Article from ‘Together’ – A Baptist Union of Victoria Publication – August 2023
Every weekend, dozens of Baptist church members can be found barracking, setting up equipment, checking in with players or praying for their needs, as they chaplain teams from a wide range of sports across Victoria.
People like Pastor Mark Purser from Crossway Baptist Church and Pastor Adam Hince from Essendon Baptist Church help behind the scenes to keep teams and sports figures running by supporting their personal growth as they deal with stresses on and off the field.
As demand for chaplains is high, on September 10 (or an alternate date of their choice), churches across Victoria will host Sports Sunday, an event organised by Sports Chaplaincy Australia (SCA) to encourage more Christians to consider becoming accredited chaplains equipped with SCA’s training, ongoing support and insurance cover.

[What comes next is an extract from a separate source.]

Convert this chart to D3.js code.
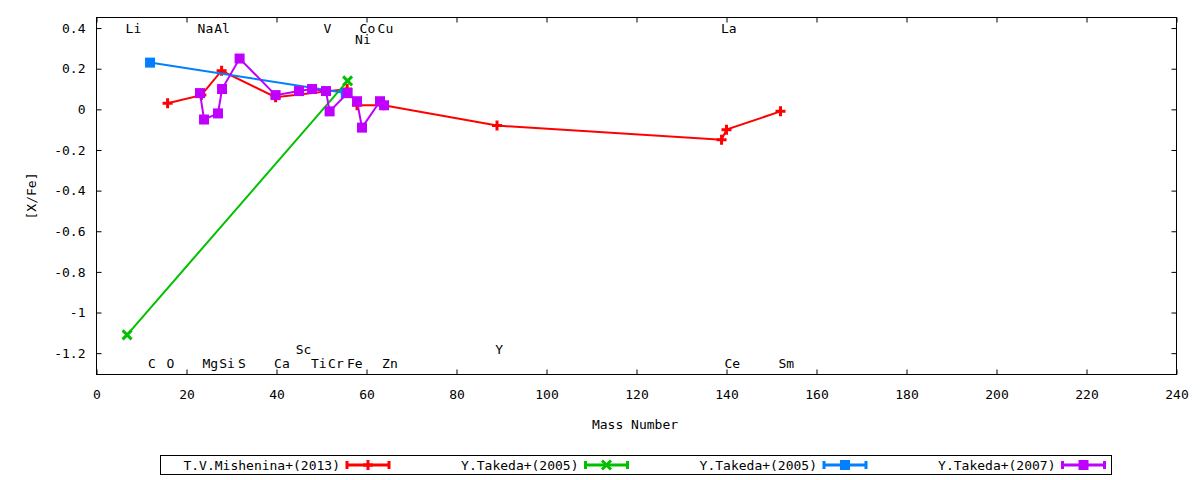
<!DOCTYPE html>
<html>
<head>
    <meta charset="utf-8">
    <title>[X/Fe] vs Mass Number</title>
    <script src="https://d3js.org/d3.v7.min.js"></script>
    <style>
        body { margin: 0; background: #fff; }
        text { font-family: "DejaVu Sans Mono", monospace; font-size: 13px; fill: #000; }
    </style>
</head>
<body>
    <svg id="chart"></svg>
    <script>
        // series: mass number and [X/Fe]
        const seriesNames = ["T.V.Mishenina+(2013)", "Y.Takeda+(2005)", "Y.Takeda+(2005)", "Y.Takeda+(2007)"];
        const seriesColors = ["#ff0000", "#00c000", "#0080ff", "#c000ff"];
        const seriesMarkers = ["plus", "cross", "square", "square"];

        const misheninaMass = [15.8, 23.3, 27.8, 39.8, 55.7, 57.9, 63.8, 89.0, 138.9, 140.0, 152.0];
        const misheninaVal  = [0.03, 0.07, 0.19, 0.06, 0.10, 0.02, 0.02, -0.08, -0.15, -0.10, -0.01];

        const takeda05aMass = [6.8, 55.8];
        const takeda05aVal  = [-1.11, 0.14];

        const takeda05bMass = [11.9, 55.4];
        const takeda05bVal  = [0.23, 0.08];

        const takeda07Mass = [23.0, 23.9, 27.0, 27.9, 31.8, 39.8, 45.0, 47.9, 51.0, 51.8, 55.8, 57.9, 59.0, 63.0, 63.9];
        const takeda07Val  = [0.08, -0.05, -0.02, 0.10, 0.25, 0.07, 0.09, 0.10, 0.09, -0.01, 0.08, 0.04, -0.09, 0.04, 0.02];

        // element labels: name, mass position, [X/Fe] position
        const elemNames = ["Li", "Na", "Al", "V", "Co", "Cu", "La", "Ni",
                           "C", "O", "Mg", "Si", "S", "Ca", "Ti", "Cr", "Fe", "Zn", "Ce", "Sm", "Sc", "Y"];
        const elemMass  = [8.2, 24.2, 27.9, 51.3, 60.2, 64.2, 140.5, 59.2,
                           12.3, 16.4, 25.3, 29.0, 32.3, 41.2, 49.4, 53.2, 57.4, 65.2, 141.3, 153.3, 46.0, 89.5];
        const elemPos   = [0.40, 0.40, 0.40, 0.40, 0.40, 0.40, 0.40, 0.345,
                           -1.25, -1.25, -1.25, -1.25, -1.25, -1.25, -1.25, -1.25, -1.25, -1.25, -1.25, -1.25, -1.18, -1.18];

        const xTicks = d3.range(0, 241, 20);
        const yTicks = [0.4, 0.2, 0, -0.2, -0.4, -0.6, -0.8, -1, -1.2];

        const seriesData = [
            [misheninaMass, misheninaVal],
            [takeda05aMass, takeda05aVal],
            [takeda05bMass, takeda05bVal],
            [takeda07Mass, takeda07Val]
        ].map(([m, v]) => m.map((d, i) => ({ m: d, v: v[i] })));

        const width = 1200, height = 480;
        const plotL = 96.5, plotR = 1176.5, plotT = 17.5, plotB = 374.5;

        const svg = d3.select("#chart").attr("width", width).attr("height", height);

        const x = d3.scaleLinear().domain([0, 240]).range([plotL, plotR]);
        const y = d3.scaleLinear().domain([-1.305, 0.452]).range([plotB, plotT]);

        // ticks (inside, mirrored) and labels
        const fmt = d => String(Math.round(d * 10) / 10);
        svg.append("g").attr("transform", `translate(0,${plotB})`)
            .call(d3.axisBottom(x).tickValues(xTicks).tickSize(-5).tickPadding(15).tickFormat(d3.format("d")))
            .call(g => g.select(".domain").remove());
        svg.append("g").attr("transform", `translate(0,${plotT})`)
            .call(d3.axisTop(x).tickValues(xTicks).tickSize(-5).tickFormat(""))
            .call(g => g.select(".domain").remove());
        svg.append("g").attr("transform", `translate(${plotL},0)`)
            .call(d3.axisLeft(y).tickValues(yTicks).tickSize(-5).tickPadding(11).tickFormat(fmt))
            .call(g => g.select(".domain").remove());
        svg.append("g").attr("transform", `translate(${plotR},0)`)
            .call(d3.axisRight(y).tickValues(yTicks).tickSize(-5).tickFormat(""))
            .call(g => g.select(".domain").remove());
        svg.selectAll(".tick line").attr("stroke", "#000");
        svg.selectAll(".tick text").style("font-family", "DejaVu Sans Mono").style("font-size", "13px");

        svg.append("rect")
            .attr("x", plotL).attr("y", plotT)
            .attr("width", plotR - plotL).attr("height", plotB - plotT)
            .attr("fill", "none").attr("stroke", "#000").attr("stroke-width", 1);

        // axis titles
        svg.append("text")
            .attr("transform", `translate(36,196) rotate(-90)`)
            .attr("text-anchor", "middle")
            .text("[X/Fe]");
        svg.append("text")
            .attr("x", 635).attr("y", 429)
            .attr("text-anchor", "middle")
            .text("Mass Number");

        // element labels
        svg.append("g").selectAll("text")
            .data(elemNames)
            .join("text")
            .attr("x", (d, i) => x(elemMass[i]))
            .attr("y", (d, i) => y(elemPos[i]) + 5)
            .attr("text-anchor", "middle")
            .text(d => d);

        function marker(g, type, color) {
            if (type === "square") {
                g.append("rect").attr("x", -5).attr("y", -5).attr("width", 10).attr("height", 10)
                    .attr("fill", color);
            } else {
                const p = type === "plus" ? "M-5,0H5M0,-5V5" : "M-4.5,-4.5L4.5,4.5M-4.5,4.5L4.5,-4.5";
                g.append("path").attr("d", p).attr("stroke", color).attr("stroke-width", 3).attr("fill", "none");
            }
        }

        const line = d3.line().x(d => x(d.m)).y(d => y(d.v));

        seriesData.forEach((data, s) => {
            const g = svg.append("g");
            g.append("path")
                .datum(data)
                .attr("d", line)
                .attr("fill", "none")
                .attr("stroke", seriesColors[s])
                .attr("stroke-width", 2);
            g.selectAll("g.pt")
                .data(data)
                .join("g")
                .attr("class", "pt")
                .attr("transform", d => `translate(${x(d.m)},${y(d.v)})`)
                .each(function () { marker(d3.select(this), seriesMarkers[s], seriesColors[s]); });
        });

        // legend
        const legend = svg.append("g");
        legend.append("rect")
            .attr("x", 160.5).attr("y", 455.5).attr("width", 951).attr("height", 19)
            .attr("fill", "none").attr("stroke", "#000");
        seriesNames.forEach((name, s) => {
            const cx = 368 + s * 238.5, cy = 465;
            legend.append("text")
                .attr("x", cx - 28).attr("y", cy + 5)
                .attr("text-anchor", "end")
                .text(name);
            const c = seriesColors[s];
            legend.append("path")
                .attr("d", `M${cx - 21},${cy}H${cx + 21}M${cx - 21},${cy - 4}V${cy + 4}M${cx + 21},${cy - 4}V${cy + 4}`)
                .attr("stroke", c).attr("stroke-width", 3).attr("fill", "none");
            const m = legend.append("g").attr("transform", `translate(${cx},${cy})`);
            marker(m, seriesMarkers[s], c);
        });
    </script>
</body>
</html>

After retiring from his hockey and cricket career, Mark Purser was keen to remain involved in high level sport and invest in people’s lives pastorally. He has been a volunteer chaplain for Essendon Football Club for the past 6 years, and also at Adelaide Crows and Eastern Ranges Football Club for 5 years each.
He aims to allow his personal faith to inform the way he carries himself in the sports organisation as he relationally supports players and staff.
“Whether it is grief counselling, running a parent workshop, leading a wedding/funeral, kicking balls at training and helping on game day – it is a huge privilege to be invited into the club’s workspace and contribute. Breaking down those barriers that players/staff previously had of Christians and supporting them holistically is so encouraging.”
Mark said there were opportunities right across the community for sports chaplains.
“We regularly pray for opportunities and open doors to share our faith in our community. God is answering our prayers, the sporting doors are opening in our clubs right across the nation. Our churches need to wake up to the need and invitation that is before us. The conversations are profound and those pivotal moments to care for someone in a time of need are powerful and often life changing.
“I am a more well-rounded Christian and a more effective pastor as a result of my chaplaincy experience. The conversations are profound and those pivotal moments to care for someone in a time of need is powerful and often life changing.”
Becoming a chaplain had always appealed to Adam Hince because he knew other people in the role and, when he became a pastor, he wanted to also serve in avenues outside the church.
He has been chaplain to Cricket Victoria since 2001, easing into the role over several seasons working with predecessor, “legend” Barrie Sutton.
Adam attends training and matches, meets players one-on-one for a walk around Albert Part Lake or Junction Oval, and occasionally participates in group training sessions – “where I usually don’t say much!”
“When I meet players, we discuss life outside of cricket – which for elite athletes is a strange mix of complex, boring and balanced. There have been three significant deaths in my time as a chaplain, which represent both the ‘best’ and most difficult times in my role. Each has been a powerful reminder that sporting teams and church communities have a lot in common (the good bits and the bad bits). It’s why I think sports chaplaincy is a good space for followers of Jesus to be in. We actually understand a lot of the politics, culture and expectations better than most. At times of deep sadness, it seems chaplains offer something unique and helpful.”
SCA Victoria and Tasmania coordinator, Luke Connaughton, said the need for sports chaplains was greater than the supply.
“Each week around 14 million Australians meet to play sport. Fields and courts across our country are packed with players and those cheering them on. Today, the sports club is one of the heartbeats of our community and we – the Church – are being invited to be there, to be present in all seasons. Our hope is that we would see a multitude of new chaplains identified, trained and sent into communities to represent the heart of Jesus.”
The best chaplains are people that “love Jesus and care about people”, Luke said. “You don’t have to love sport or be a ‘professional’ chaplain. Those that are already connected to a sports community, through their kids’ participation, or their own, are well placed.”
For Jess Suraci, the best thing about being a chaplain is building meaningful connections with people while sharing the faith and strength that only come from the Lord.
Jess became the chaplain at Taylors Lakes Football Club after receiving her SCA accreditation in 2014. She applied after watching her brother play rugby at representative level and witnessing the effects of two suicides that shook the community.
“I wanted to make sure that there was a formal option – people advocating for our young players who didn’t have support, advocating for parents that were not coping at home. I felt God was leading me to be that person.
“There is no way a person can do the work of a chaplain without their faith, and the strength, patience, wisdom and guidance that can only possibly come from the Lord. I know that for me, personally, planting myself firmly on the foundation of my faith is the only way I can continue to be effective.”